THISDAY sighted the committee members meeting at the Banquet Hall of the State House Wednesday, thus lending credence to Abati’s statement.

”The state of emergency won't affect the committee, which you call amnesty committee and which we call committee on dialogue and peaceful resolution of security challenges.
“The work will continue. They will present preliminary and final reports. President Jonathan met with them to review the situation with them and keep them abreast of the step government was going to take.

“The objective of the emergency rule is to ensure peace in that part of the country and indeed in all parts of Nigeria,” Abati said.

President, Christian Association Nigeria (CAN), Pastor Ayo Oritsejafor, also backed the president’s decision.

He said the declaration of a state of emergency in three north-eastern states was a justified action and a vindication of CAN’s position that negotiations with terrorists would always end up a futile exercise.

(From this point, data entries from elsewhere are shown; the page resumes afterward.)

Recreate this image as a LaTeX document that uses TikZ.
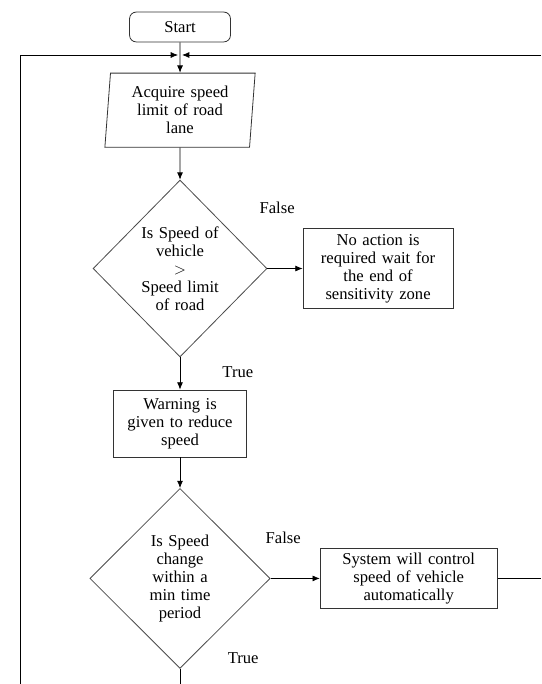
\documentclass[tikz,border=0pt]{standalone}
\usepackage{fontspec}
\setmainfont{Liberation Serif}
\usepackage{tikz}
\usetikzlibrary{shapes.geometric, arrows, arrows.meta}
\tikzstyle{startstop} = [rectangle, 
rounded corners=5pt, 
minimum width=2.67cm, 
minimum height=0.79cm, 
text centered, 
draw=black!80, 
fill=white]
\tikzstyle{io} = [trapezium, 
trapezium stretches=true, 
trapezium left angle=85, 
trapezium right angle=95,
text width=3cm, 
minimum width=4cm, 
minimum height=1.96cm, text centered, 
draw=black!80, fill=white]
\tikzstyle{decision} = [diamond, 
inner sep=0pt, 
text width=2.3cm, 
text centered, 
draw=black!70, 
fill=white]
\tikzstyle{process} = [rectangle, 
text centered, 
draw=black!80, 
fill=white]
\tikzstyle{branch} = [inner sep=0pt]

\begin{document}
\begin{tikzpicture}[node distance=4.1cm, line width=0.6pt, >={Latex[length=5.5pt,width=4.5pt]}]
\tikzstyle{every node}=[font=\fontsize{12.5}{13.5}\selectfont]
\useasboundingbox (-4.763,0.714) rectangle (9.551,-17.383);
\node (start) [startstop] {Start};
\node (acq) [io, below of=start, yshift=1.9cm] {Acquire speed\\ limit of road\\ lane};
\node (d1) [decision, below of=acq, yshift=-0.09cm, minimum width=4.6cm, minimum height=4.68cm] {Is Speed of\\ vehicle\\ $>$\\ Speed limit\\ of road};
\node (noact) [process, right of=d1, xshift=1.14cm, text width=3.5cm, minimum width=3.97cm, minimum height=2.12cm] {No action is\\ required wait for\\ the end of\\ sensitivity zone};
\node (warn) [process, below of=d1, text width=3.1cm, minimum width=3.52cm, minimum height=1.77cm] {Warning is\\ given to reduce\\ speed};
\node (d2) [decision, below of=warn, minimum width=4.77cm, minimum height=4.76cm, text width=2cm] {Is Speed\\ change\\ within a\\ min time\\ period};
\node (sys) [process, right of=d2, xshift=1.95cm, text width=4.3cm, minimum width=4.68cm, minimum height=1.56cm] {System will control\\ speed of vehicle\\ automatically};

\node (false1) [branch] at ([xshift=2.57cm, yshift=1.61cm]d1.center) {False};
\node (true1) [branch] at ([xshift=1.53cm, yshift=-2.75cm]d1.center) {True};
\node (false2) [branch] at ([xshift=2.73cm, yshift=1.08cm]d2.center) {False};
\node (true2) [branch] at ([xshift=1.67cm, yshift=-2.12cm]d2.center) {True};

\coordinate (join) at (0,-0.741);
\coordinate (loopl) at (-4.233,-17.383);
\coordinate (loopr) at (9.551,-0.741);
\coordinate (down) at (d2.south |- loopl);
\coordinate (out) at (sys.east -| loopr);

\draw [->] (start) -- (acq);
\draw [->] (acq) -- (d1);
\draw [->] (d1) -- (noact);
\draw [->] (d1) -- (warn);
\draw [->] (warn) -- (d2);
\draw [->] (d2) -- (sys);
\draw (d2) -- (down);
\draw (sys) -- (out);
\draw [->, shorten >=1.5pt] (loopl) |- (join);
\draw [->, shorten >=1.5pt] (loopr) -- (join);
\end{tikzpicture}
\end{document}
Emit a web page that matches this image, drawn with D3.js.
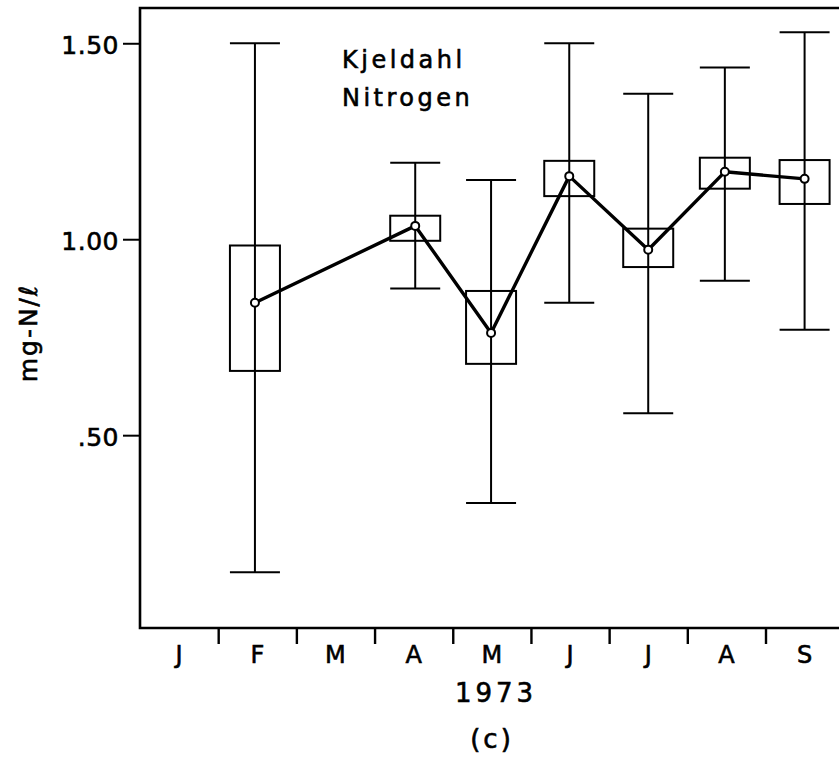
<!DOCTYPE html>
<html>
<head>
<meta charset="utf-8">
<script src="https://cdn.jsdelivr.net/npm/d3@7"></script>
<style>
  html, body { margin: 0; padding: 0; background: #fff; }
  svg { display: block; }
  text { font-family: "DejaVu Sans", sans-serif; fill: #000; stroke: #000; stroke-width: 0.6px; }
</style>
</head>
<body>
<svg id="chart" width="839" height="760"></svg>
<script>
// Month labels along the time axis (Jan .. Sep 1973)
const monthLabels = ["J", "F", "M", "A", "M", "J", "J", "A", "S"];
// Month boundaries where the axis ticks fall (months since Jan 1)
const monthBoundaries = [1, 2, 3, 4, 5, 6, 7, 8];
// Sampling position of each monthly group, in months since Jan 1
const samplePos = [1.47, 3.52, 4.49, 5.49, 6.50, 7.48, 8.50];
// Kjeldahl nitrogen, mg-N/l
const meanValues = [0.838, 1.034, 0.761, 1.161, 0.973, 1.172, 1.154];
const boxUpper   = [0.984, 1.060, 0.868, 1.200, 1.027, 1.208, 1.202];
const boxLower   = [0.664, 0.996, 0.682, 1.110, 0.929, 1.129, 1.090];
const maxValues  = [1.500, 1.195, 1.151, 1.500, 1.371, 1.438, 1.528];
const minValues  = [0.150, 0.874, 0.327, 0.838, 0.556, 0.894, 0.769];
// Value axis ticks
const yTickValues = [0.5, 1.0, 1.5];
const yTickLabels = [".50", "1.00", "1.50"];

const rows = samplePos.map((p, i) => ({
  pos: p, mean: meanValues[i], hi: boxUpper[i], lo: boxLower[i],
  max: maxValues[i], min: minValues[i]
}));

const svg = d3.select("#chart");
const plotLeft = 140, plotRight = 839, plotTop = 8, plotBottom = 628;

const x = d3.scaleLinear().domain([0, 8.94]).range([plotLeft, plotRight]);
const y = d3.scaleLinear().domain([0.008, 1.59]).range([plotBottom, plotTop]);

const boxHalf = 25;   // half width of boxes and whisker caps, px

// Frame: top, left and bottom edges
svg.append("path")
  .attr("d", `M${plotRight},${y(1.59)}H${x(0)}V${y(0.008)}H${plotRight}`)
  .attr("fill", "none").attr("stroke", "#000").attr("stroke-width", 2.6);

// Y axis
const yAxis = d3.axisLeft(y)
  .tickValues(yTickValues)
  .tickFormat((d, i) => yTickLabels[i])
  .tickSize(17).tickSizeOuter(0).tickPadding(4);
const gy = svg.append("g").attr("transform", `translate(${plotLeft},0)`).call(yAxis);
gy.select(".domain").remove();
gy.selectAll(".tick line").attr("stroke", "#000").attr("stroke-width", 2);
gy.selectAll(".tick text")
  .style("font-family", "'DejaVu Sans', sans-serif")
  .style("font-size", "25px")
  .attr("dy", "0.42em")
  .attr("letter-spacing", "0.5");

// X axis: ticks at month boundaries
const xAxis = d3.axisBottom(x)
  .tickValues(monthBoundaries)
  .tickFormat("")
  .tickSize(16).tickSizeOuter(0);
const gx = svg.append("g").attr("transform", `translate(0,${plotBottom})`).call(xAxis);
gx.select(".domain").remove();
gx.selectAll(".tick line").attr("stroke", "#000").attr("stroke-width", 2.4);

// Month labels centred within each month
svg.append("g").selectAll("text")
  .data(monthLabels)
  .join("text")
  .attr("x", (d, i) => x(i + 0.5))
  .attr("y", 663)
  .attr("text-anchor", "middle")
  .style("font-size", "24px")
  .text(d => d);

// Year and panel caption
svg.append("text")
  .attr("x", 496).attr("y", 702)
  .attr("text-anchor", "middle")
  .attr("letter-spacing", "4")
  .style("font-size", "26px")
  .text("1973");
svg.append("text")
  .attr("x", 492).attr("y", 748)
  .attr("text-anchor", "middle")
  .attr("letter-spacing", "3")
  .style("font-size", "26px")
  .text("(c)");

// Y axis title
svg.append("text")
  .attr("transform", "translate(37,333) rotate(-90)")
  .attr("text-anchor", "middle")
  .attr("letter-spacing", "2")
  .style("font-size", "25px")
  .text("mg-N/\u2113");

// Inset title
const title = svg.append("text")
  .attr("x", 342).attr("y", 68)
  .attr("letter-spacing", "3.5")
  .style("font-size", "24px");
title.append("tspan").attr("x", 342).attr("y", 68).text("Kjeldahl");
title.append("tspan").attr("x", 342).attr("y", 106).text("Nitrogen");

// Range whiskers with end caps
const wh = svg.append("g").attr("stroke", "#000").attr("stroke-width", 2).attr("fill", "none");
wh.selectAll(".stem").data(rows).join("line")
  .attr("x1", d => x(d.pos)).attr("x2", d => x(d.pos))
  .attr("y1", d => y(d.max)).attr("y2", d => y(d.min));
wh.selectAll(".capHi").data(rows).join("line")
  .attr("x1", d => x(d.pos) - boxHalf).attr("x2", d => x(d.pos) + boxHalf)
  .attr("y1", d => y(d.max)).attr("y2", d => y(d.max));
wh.selectAll(".capLo").data(rows).join("line")
  .attr("x1", d => x(d.pos) - boxHalf).attr("x2", d => x(d.pos) + boxHalf)
  .attr("y1", d => y(d.min)).attr("y2", d => y(d.min));

// Confidence boxes
svg.append("g").selectAll("rect").data(rows).join("rect")
  .attr("x", d => x(d.pos) - boxHalf)
  .attr("width", boxHalf * 2)
  .attr("y", d => y(d.hi))
  .attr("height", d => y(d.lo) - y(d.hi))
  .attr("fill", "none").attr("stroke", "#000").attr("stroke-width", 2);

// Mean line
svg.append("path")
  .datum(rows)
  .attr("d", d3.line().x(d => x(d.pos)).y(d => y(d.mean)))
  .attr("fill", "none").attr("stroke", "#000").attr("stroke-width", 3.4)
  .attr("stroke-linejoin", "round");

// Mean markers
svg.append("g").selectAll("circle").data(rows).join("circle")
  .attr("cx", d => x(d.pos)).attr("cy", d => y(d.mean))
  .attr("r", 4)
  .attr("fill", "#fff").attr("stroke", "#000").attr("stroke-width", 2);
</script>
</body>
</html>
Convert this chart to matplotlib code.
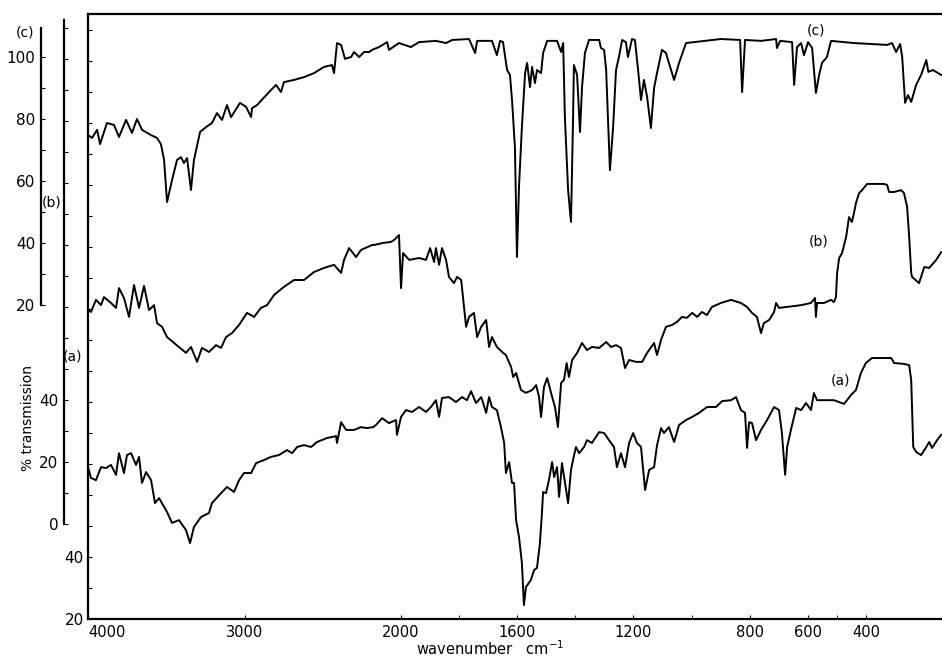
import matplotlib.pyplot as plt
import numpy as np

# spectrum (c) - read against the outer left scale
wn_c = [4000, 3974, 3942, 3923, 3879, 3834, 3802, 3757, 3719, 3687, 3655, 3597, 3559, 3534,
        3514, 3495, 3463, 3431, 3406, 3387, 3367, 3342, 3323, 3284, 3246, 3208, 3176, 3144,
        3112, 3086, 3029, 2990, 2958, 2952, 2920, 2843, 2799, 2767, 2748, 2684, 2620, 2556,
        2492, 2441, 2428, 2409, 2383, 2358, 2319, 2300, 2268, 2236, 2204, 2185, 2141, 2089,
        2077, 2013, 1966, 1938, 1880, 1845, 1824, 1766, 1745, 1738, 1687, 1670, 1659, 1649,
        1635, 1625, 1618, 1608, 1601, 1594, 1584, 1573, 1566, 1556, 1549, 1539, 1532, 1518,
        1511, 1497, 1463, 1449, 1442, 1436, 1425, 1415, 1408, 1405, 1394, 1384, 1377, 1367,
        1353, 1318, 1312, 1301, 1294, 1281, 1270, 1260, 1250, 1239, 1226, 1219, 1205, 1195,
        1184, 1174, 1164, 1153, 1140, 1129, 1119, 1102, 1088, 1078, 1060, 1043, 1019, 992,
        899, 833, 826, 816, 761, 709, 706, 695, 654, 647, 637, 623, 613, 599, 585, 572, 561,
        551, 534, 520, 441, 382, 327, 310, 296, 282, 275, 265, 255, 244, 227, 210, 192, 185,
        169, 141]
tr_c = [74.8, 73.9, 76.5, 71.9, 78.7, 78.1, 74.2, 79.7, 75.5, 80.0, 76.5, 74.8, 73.9, 71.9,
        66.8, 53.2, 60.3, 66.8, 67.7, 65.8, 67.4, 57.1, 66.8, 75.8, 77.4, 78.7, 81.9, 79.7,
        84.5, 80.6, 85.2, 83.9, 80.6, 83.5, 84.5, 88.7, 91.0, 88.7, 91.9, 92.6, 93.5, 94.8,
        96.8, 97.4, 94.8, 104.5, 103.9, 99.4, 100.0, 101.6, 100.0, 101.6, 101.6, 102.3, 103.2, 104.8,
        102.3, 104.5, 103.2, 104.8, 105.2, 104.5, 105.5, 105.8, 101.3, 105.2, 105.2, 100.6, 105.2, 104.8,
        95.8, 94.2, 86.1, 71.0, 35.5, 58.1, 77.4, 94.8, 98.1, 90.3, 96.8, 91.6, 95.8, 94.8,
        101.3, 105.2, 105.2, 101.6, 104.5, 80.6, 57.1, 46.8, 79.7, 97.4, 94.2, 75.8, 90.3, 101.3,
        105.5, 105.5, 102.9, 102.3, 95.8, 63.5, 77.4, 95.8, 100.0, 105.5, 104.8, 100.0, 105.8, 105.5,
        95.8, 86.1, 92.6, 87.1, 77.1, 90.0, 94.8, 102.3, 101.3, 98.1, 92.6, 98.1, 104.5, 104.8,
        105.8, 105.5, 88.7, 105.5, 105.2, 105.8, 102.9, 105.2, 104.8, 91.0, 103.2, 104.5, 100.6, 104.8, 102.9, 88.4, 94.2,
        98.1, 100.0, 105.2, 104.5, 104.2, 103.9, 104.5, 101.6, 104.2, 100.0, 85.2, 87.7, 85.5, 91.0, 94.2, 99.0, 95.2,
        95.8, 94.2]

# spectrum (b) - read against the inner left scale
wn_b = [4000, 3981, 3949, 3917, 3898, 3853, 3821, 3802, 3770, 3738, 3706, 3674, 3642, 3610,
        3578, 3559, 3527, 3495, 3450, 3419, 3374, 3342, 3303, 3272, 3227, 3182, 3150, 3118,
        3080, 3035, 2984, 2939, 2895, 2856, 2811, 2748, 2684, 2620, 2556, 2492, 2428, 2383,
        2364, 2332, 2287, 2256, 2185, 2172, 2121, 2064, 2045, 2013, 2000, 1993, 1972, 1938,
        1914, 1900, 1886, 1880, 1869, 1859, 1845, 1835, 1818, 1807, 1793, 1783, 1776, 1766,
        1749, 1738, 1724, 1707, 1697, 1687, 1670, 1652, 1639, 1621, 1614, 1604, 1587, 1570,
        1549, 1535, 1525, 1518, 1508, 1497, 1480, 1470, 1460, 1449, 1439, 1430, 1422, 1411,
        1394, 1377, 1360, 1343, 1318, 1294, 1277, 1260, 1243, 1229, 1215, 1191, 1170, 1153,
        1129, 1119, 1105, 1088, 1067, 1050, 1033, 1016, 998, 981, 964, 947, 930, 899, 864,
        830, 809, 792, 775, 761, 751, 733, 716, 709, 699, 675, 647, 623, 589, 575, 572, 568,
        544, 520, 510, 503, 499, 492, 482, 468, 458, 448, 441, 434, 423, 413, 396, 372, 337,
        327, 320, 303, 279, 269, 258, 251, 244, 241, 217, 199, 182, 158, 141]
tr_b = [69.0, 68.4, 72.3, 70.6, 73.2, 71.3, 69.7, 76.1, 72.9, 66.8, 77.1, 69.7, 76.8, 69.0,
        70.6, 64.8, 63.6, 60.3, 58.4, 57.1, 55.2, 57.1, 52.3, 56.8, 55.5, 57.7, 56.8, 60.3,
        61.6, 64.2, 68.1, 66.8, 69.7, 70.6, 73.9, 76.5, 78.7, 78.7, 81.3, 82.6, 83.6, 81.0,
        85.2, 89.0, 86.1, 88.4, 90.0, 90.0, 90.6, 91.0, 91.6, 93.2, 76.1, 87.4, 85.2, 85.8,
        85.2, 89.0, 84.5, 89.0, 83.6, 89.0, 85.2, 79.7, 77.7, 79.7, 78.7, 70.0, 63.6, 66.8,
        68.1, 60.3, 63.6, 65.8, 57.1, 60.3, 57.1, 55.5, 54.5, 50.6, 47.4, 48.7, 43.2, 42.3,
        43.2, 44.8, 41.0, 34.5, 44.2, 47.1, 41.0, 37.7, 31.3, 45.5, 46.5, 51.9, 47.4, 52.9,
        55.2, 58.4, 56.1, 57.1, 56.8, 58.7, 57.1, 57.7, 56.8, 50.3, 52.9, 52.3, 52.3, 55.2,
        58.4, 54.5, 59.4, 63.6, 64.2, 65.2, 66.8, 66.5, 68.1, 66.8, 68.4, 67.4, 70.0, 71.3, 72.3,
        71.3, 70.0, 68.1, 66.8, 61.6, 64.8, 65.8, 68.4, 71.3, 69.7, 70.0, 70.3, 70.6, 71.3, 72.9, 66.8, 71.3,
        71.3, 72.3, 71.6, 73.2, 81.0, 85.8, 87.4, 92.6, 99.0, 97.4, 100.3, 103.6, 106.8, 107.7, 109.7, 109.7, 109.7,
        109.4, 107.1, 107.1, 107.7, 106.8, 102.3, 92.6, 81.0, 79.7, 77.7, 82.9, 82.6, 85.2, 87.7]

# spectrum (a) - read against the scale on the plot frame
wn_a = [4000, 3981, 3949, 3917, 3885, 3853, 3821, 3802, 3770, 3751, 3725, 3693, 3674, 3655,
        3629, 3597, 3572, 3546, 3495, 3463, 3419, 3374, 3348, 3323, 3278, 3227, 3208, 3150,
        3112, 3067, 3035, 3003, 2958, 2926, 2875, 2831, 2780, 2728, 2696, 2664, 2620, 2575,
        2537, 2473, 2415, 2409, 2383, 2351, 2300, 2256, 2217, 2179, 2160, 2121, 2077, 2032,
        2026, 2000, 1983, 1962, 1938, 1914, 1897, 1880, 1869, 1859, 1835, 1811, 1790, 1773,
        1759, 1742, 1724, 1707, 1697, 1687, 1670, 1656, 1645, 1639, 1628, 1618, 1611, 1604,
        1594, 1584, 1577, 1570, 1553, 1542, 1532, 1522, 1515, 1511, 1501, 1491, 1480, 1473,
        1463, 1456, 1446, 1432, 1425, 1415, 1408, 1398, 1387, 1370, 1360, 1343, 1318, 1301,
        1284, 1267, 1257, 1243, 1229, 1215, 1201, 1188, 1174, 1160, 1146, 1129, 1119, 1105,
        1095, 1078, 1060, 1043, 1019, 998, 974, 947, 916, 895, 864, 847, 830, 816, 809, 802,
        792, 778, 761, 740, 716, 699, 689, 678, 671, 658, 640, 623, 606, 589, 579, 568, 544,
        510, 475, 451, 434, 417, 400, 379, 348, 313, 303, 269, 251, 244, 237, 227, 210, 192,
        182, 172, 155, 141]
tr_a = [69.0, 65.5, 64.8, 69.0, 68.7, 69.7, 66.5, 73.5, 67.1, 72.9, 73.5, 69.7, 72.3, 63.9,
        67.4, 64.8, 57.4, 59.0, 54.5, 51.0, 51.9, 48.7, 44.5, 49.7, 52.9, 54.2, 57.4, 60.6,
        62.6, 61.0, 64.8, 67.1, 67.1, 70.3, 71.3, 72.3, 72.9, 74.5, 73.5, 75.5, 76.1, 75.5,
        77.1, 78.4, 79.0, 76.8, 83.5, 81.0, 81.0, 81.9, 81.6, 81.9, 82.6, 84.8, 83.2, 84.2,
        79.4, 85.2, 87.4, 86.8, 88.4, 86.8, 88.4, 90.6, 85.2, 91.3, 91.6, 90.0, 91.6, 90.6,
        93.5, 89.7, 91.6, 86.5, 91.6, 88.4, 87.4, 81.9, 76.8, 67.1, 70.6, 63.9, 63.9, 51.9,
        46.5, 38.1, 24.5, 30.3, 32.6, 35.8, 36.5, 44.5, 54.2, 61.0, 60.6, 64.8, 70.6, 65.8,
        69.0, 59.4, 70.3, 61.6, 57.4, 68.1, 71.3, 75.5, 73.5, 75.5, 77.7, 76.8, 80.3, 80.0,
        77.7, 75.5, 69.0, 73.5, 69.0, 76.8, 80.0, 76.8, 75.5, 61.6, 68.1, 69.0, 76.0, 81.6,
        80.0, 81.9, 77.1, 82.6, 84.2, 85.2, 86.5, 88.4, 88.4, 90.3, 90.6, 91.6, 87.4, 86.5, 75.2, 83.5,
        83.2, 77.7, 81.0, 84.2, 88.4, 87.4, 80.0, 66.5, 75.5, 81.0, 88.1, 87.4, 89.7, 87.4, 92.9, 90.6, 90.6,
        90.6, 89.4, 92.3, 93.9, 99.4, 102.6, 104.2, 104.2, 104.2, 102.6, 102.3, 101.9, 97.1, 75.5, 73.9, 72.9, 75.5,
        77.1, 75.2, 77.7, 79.4]

xticks = [4000, 3000, 2000, 1600, 1200, 800, 600, 400]
xticks_minor = [1800, 1400, 1000, 500]


def fwd(w):
    """wavenumber -> chart position (negative, so the axis runs 4000 -> low), scale doubles below 2000"""
    w = np.asarray(w, float)
    return -np.where(w >= 2000, (4000 - w) * 0.1565, 313 + (2000 - w) * 0.2905)


def inv(p):
    p = -np.asarray(p, float)
    return np.where(p <= 313, 4000 - p / 0.1565, 2000 - (p - 313) / 0.2905)


W, H = 942, 657
fig = plt.figure(figsize=(W / 100, H / 100), dpi=100)
ax = fig.add_axes([88 / W, 38 / H, (W - 88) / W, 605 / H])
ax.set_xscale('function', functions=(fwd, inv))

ax_b = ax.twinx()
ax_c = ax.twinx()

ax.plot(wn_a, tr_a, color='black', lw=1.4)
ax_b.plot(wn_b, tr_b, color='black', lw=1.4)
ax_c.plot(wn_c, tr_c, color='black', lw=1.4)

ax.set_ylim(20, 215.2)
ax_b.set_ylim(-30.65, 164.52)
ax_c.set_ylim(-81.29, 113.87)

# frame and bottom axis
for s in ['left', 'bottom', 'top']:
    ax.spines[s].set_linewidth(1.6)
ax.spines['right'].set_visible(False)
ax.set_xticks(xticks)
ax.set_xticklabels([str(t) for t in xticks], fontsize=10.5)
ax.set_xticks(xticks_minor, minor=True)
ax.tick_params(axis='x', which='both', direction='in', length=3, pad=4, top=False)
ax.set_xlim(4000, 138)
ax.get_xticklabels()[0].set_horizontalalignment('left')

# frame scale (a)
yt = np.arange(20, 211, 10)
ax.set_yticks(yt)
ax.set_yticklabels([str(t) if t in (20, 40) else '' for t in yt], fontsize=11)
ax.tick_params(axis='y', direction='in', length=3, pad=3, right=False)

# inner and outer scales
for twin, out, lo, hi, ticks, labelled in [
        (ax_b, 17.3, 0, 162.6, np.arange(0, 161, 10), (0, 20, 40)),
        (ax_c, 33.8, 20, 109.4, np.arange(20, 101, 10), (20, 40, 60, 80, 100))]:
    for s in ['right', 'top', 'bottom']:
        twin.spines[s].set_visible(False)
    twin.spines['left'].set_visible(True)
    twin.spines['left'].set_position(('outward', out))
    twin.spines['left'].set_bounds(lo, hi)
    twin.spines['left'].set_linewidth(1.6)
    twin.yaxis.set_ticks_position('left')
    twin.set_yticks(ticks)
    twin.set_yticklabels([str(t) if t in labelled else '' for t in ticks], fontsize=11)
    twin.tick_params(axis='y', direction='in', length=3, pad=4)

fig.text(25 / W, 1 - 33 / H, '(c)', fontsize=10, ha='center', va='center')
fig.text(52 / W, 1 - 202 / H, '(b)', fontsize=10, ha='center', va='center')
fig.text(73 / W, 1 - 357 / H, '(a)', fontsize=10, ha='center', va='center')
fig.text(28 / W, 1 - 418 / H, '% transmission', fontsize=10, rotation=90,
         ha='center', va='center')
fig.text(490 / W, 1 - 649 / H, 'wavenumber   cm$^{-1}$', fontsize=10.5,
         ha='center', va='center')

ax_c.text(571, 108.7, '(c)', fontsize=10, ha='center', va='center')
ax_b.text(561, 91, '(b)', fontsize=10, ha='center', va='center')
ax.text(486, 97.1, '(a)', fontsize=10, ha='center', va='center')

fig.savefig('out.png', dpi=100)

“We are being vindicated that no reasonable agreement can be reached with terrorists,” he said in a statement signed by his Special Assistant, Media and Public Affairs, Mr. Kenny Ashaka.

In its reaction to the imposition of emergency rule in the three northern states, the United States of America said Nigerian security forces must protect civilians in any security response in a way that respects human rights and the rule of law.

Fielding questions from reporters at the State Department Wednesday, acting Deputy spokesperson, Mr. Patrick Ventrell, also said, the US was "deeply concerned about increasing insecurity in northern Nigeria and the potential threat it poses to stability in both Nigeria and the region."

Noting that the declaration of the state of emergency in the three states "reflects the worsening cycle of violence in northern Nigeria", the senior US official said: "We have made it clear to the Nigerian government that its heavy-handed response to insecurity in northern Nigeria and the failure to address human rights violations will potentially affect our ability to provide security assistance going forward.

"So we’ve made that message clear to the Nigerians. We’re looking at this state of emergency that was declared given this violence, and so that’s really our bottom line in terms of our response to the Nigerians."